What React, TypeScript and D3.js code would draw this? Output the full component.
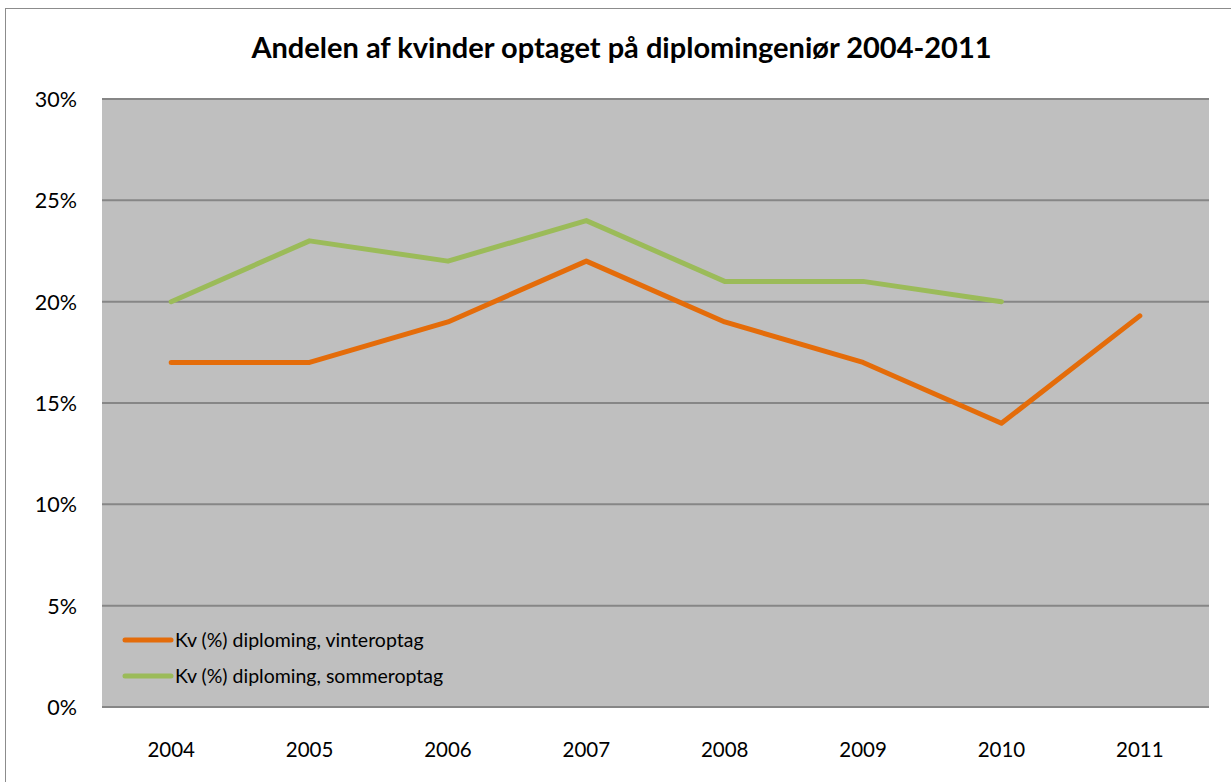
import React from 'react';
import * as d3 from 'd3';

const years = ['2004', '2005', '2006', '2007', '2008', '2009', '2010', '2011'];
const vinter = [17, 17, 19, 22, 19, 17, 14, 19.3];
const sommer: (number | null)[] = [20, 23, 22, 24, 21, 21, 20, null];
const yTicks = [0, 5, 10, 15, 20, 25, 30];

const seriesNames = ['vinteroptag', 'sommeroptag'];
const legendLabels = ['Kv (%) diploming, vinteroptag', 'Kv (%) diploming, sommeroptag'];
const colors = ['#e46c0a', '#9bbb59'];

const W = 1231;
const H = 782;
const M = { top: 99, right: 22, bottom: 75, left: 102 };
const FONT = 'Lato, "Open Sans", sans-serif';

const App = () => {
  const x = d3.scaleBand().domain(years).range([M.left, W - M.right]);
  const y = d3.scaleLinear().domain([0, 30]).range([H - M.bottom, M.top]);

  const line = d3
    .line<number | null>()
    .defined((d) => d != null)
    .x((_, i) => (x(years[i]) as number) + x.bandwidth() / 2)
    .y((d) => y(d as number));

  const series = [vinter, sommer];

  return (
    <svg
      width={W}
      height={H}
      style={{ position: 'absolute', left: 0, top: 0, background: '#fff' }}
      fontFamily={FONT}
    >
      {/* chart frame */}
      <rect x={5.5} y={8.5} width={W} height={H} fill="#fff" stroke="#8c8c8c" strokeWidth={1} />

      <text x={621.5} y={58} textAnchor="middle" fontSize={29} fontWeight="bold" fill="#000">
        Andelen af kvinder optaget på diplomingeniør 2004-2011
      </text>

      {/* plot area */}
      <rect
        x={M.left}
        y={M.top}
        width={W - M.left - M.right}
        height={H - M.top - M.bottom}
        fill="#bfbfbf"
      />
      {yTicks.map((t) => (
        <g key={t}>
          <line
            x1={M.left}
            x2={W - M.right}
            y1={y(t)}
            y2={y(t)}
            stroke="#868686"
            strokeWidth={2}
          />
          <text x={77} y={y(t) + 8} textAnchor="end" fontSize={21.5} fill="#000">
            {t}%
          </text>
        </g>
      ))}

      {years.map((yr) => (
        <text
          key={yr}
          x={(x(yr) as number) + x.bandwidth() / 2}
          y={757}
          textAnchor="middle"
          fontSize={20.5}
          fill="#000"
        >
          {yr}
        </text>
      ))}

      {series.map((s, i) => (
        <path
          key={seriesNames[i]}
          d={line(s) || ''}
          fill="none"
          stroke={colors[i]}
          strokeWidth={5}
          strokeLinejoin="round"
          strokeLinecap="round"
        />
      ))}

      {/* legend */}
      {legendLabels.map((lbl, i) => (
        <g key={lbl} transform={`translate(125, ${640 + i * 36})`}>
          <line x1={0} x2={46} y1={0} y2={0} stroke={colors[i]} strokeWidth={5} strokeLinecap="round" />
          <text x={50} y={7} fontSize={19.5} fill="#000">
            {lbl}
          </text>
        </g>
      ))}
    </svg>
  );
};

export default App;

● Description of the task:
Copy the material shown above in full and exactly. Skip the pictures.

● Answer to this problem:
What React, TypeScript and D3.js code would draw this? Output the full component.
import React from 'react';
import * as d3 from 'd3';

const years = ['2004', '2005', '2006', '2007', '2008', '2009', '2010', '2011'];
const vinter = [17, 17, 19, 22, 19, 17, 14, 19.3];
const sommer: (number | null)[] = [20, 23, 22, 24, 21, 21, 20, null];
const yTicks = [0, 5, 10, 15, 20, 25, 30];

const seriesNames = ['vinteroptag', 'sommeroptag'];
const legendLabels = ['Kv (%) diploming, vinteroptag', 'Kv (%) diploming, sommeroptag'];
const colors = ['#e46c0a', '#9bbb59'];

const W = 1231;
const H = 782;
const M = { top: 99, right: 22, bottom: 75, left: 102 };
const FONT = 'Lato, "Open Sans", sans-serif';

const App = () => {
  const x = d3.scaleBand().domain(years).range([M.left, W - M.right]);
  const y = d3.scaleLinear().domain([0, 30]).range([H - M.bottom, M.top]);

  const line = d3
    .line<number | null>()
    .defined((d) => d != null)
    .x((_, i) => (x(years[i]) as number) + x.bandwidth() / 2)
    .y((d) => y(d as number));

  const series = [vinter, sommer];

  return (
    <svg
      width={W}
      height={H}
      style={{ position: 'absolute', left: 0, top: 0, background: '#fff' }}
      fontFamily={FONT}
    >
      {/* chart frame */}
      <rect x={5.5} y={8.5} width={W} height={H} fill="#fff" stroke="#8c8c8c" strokeWidth={1} />

      <text x={621.5} y={58} textAnchor="middle" fontSize={29} fontWeight="bold" fill="#000">
        Andelen af kvinder optaget på diplomingeniør 2004-2011
      </text>

      {/* plot area */}
      <rect
        x={M.left}
        y={M.top}
        width={W - M.left - M.right}
        height={H - M.top - M.bottom}
        fill="#bfbfbf"
      />
      {yTicks.map((t) => (
        <g key={t}>
          <line
            x1={M.left}
            x2={W - M.right}
            y1={y(t)}
            y2={y(t)}
            stroke="#868686"
            strokeWidth={2}
          />
          <text x={77} y={y(t) + 8} textAnchor="end" fontSize={21.5} fill="#000">
            {t}%
          </text>
        </g>
      ))}

      {years.map((yr) => (
        <text
          key={yr}
          x={(x(yr) as number) + x.bandwidth() / 2}
          y={757}
          textAnchor="middle"
          fontSize={20.5}
          fill="#000"
        >
          {yr}
        </text>
      ))}

      {series.map((s, i) => (
        <path
          key={seriesNames[i]}
          d={line(s) || ''}
          fill="none"
          stroke={colors[i]}
          strokeWidth={5}
          strokeLinejoin="round"
          strokeLinecap="round"
        />
      ))}

      {/* legend */}
      {legendLabels.map((lbl, i) => (
        <g key={lbl} transform={`translate(125, ${640 + i * 36})`}>
          <line x1={0} x2={46} y1={0} y2={0} stroke={colors[i]} strokeWidth={5} strokeLinecap="round" />
          <text x={50} y={7} fontSize={19.5} fill="#000">
            {lbl}
          </text>
        </g>
      ))}
    </svg>
  );
};

export default App;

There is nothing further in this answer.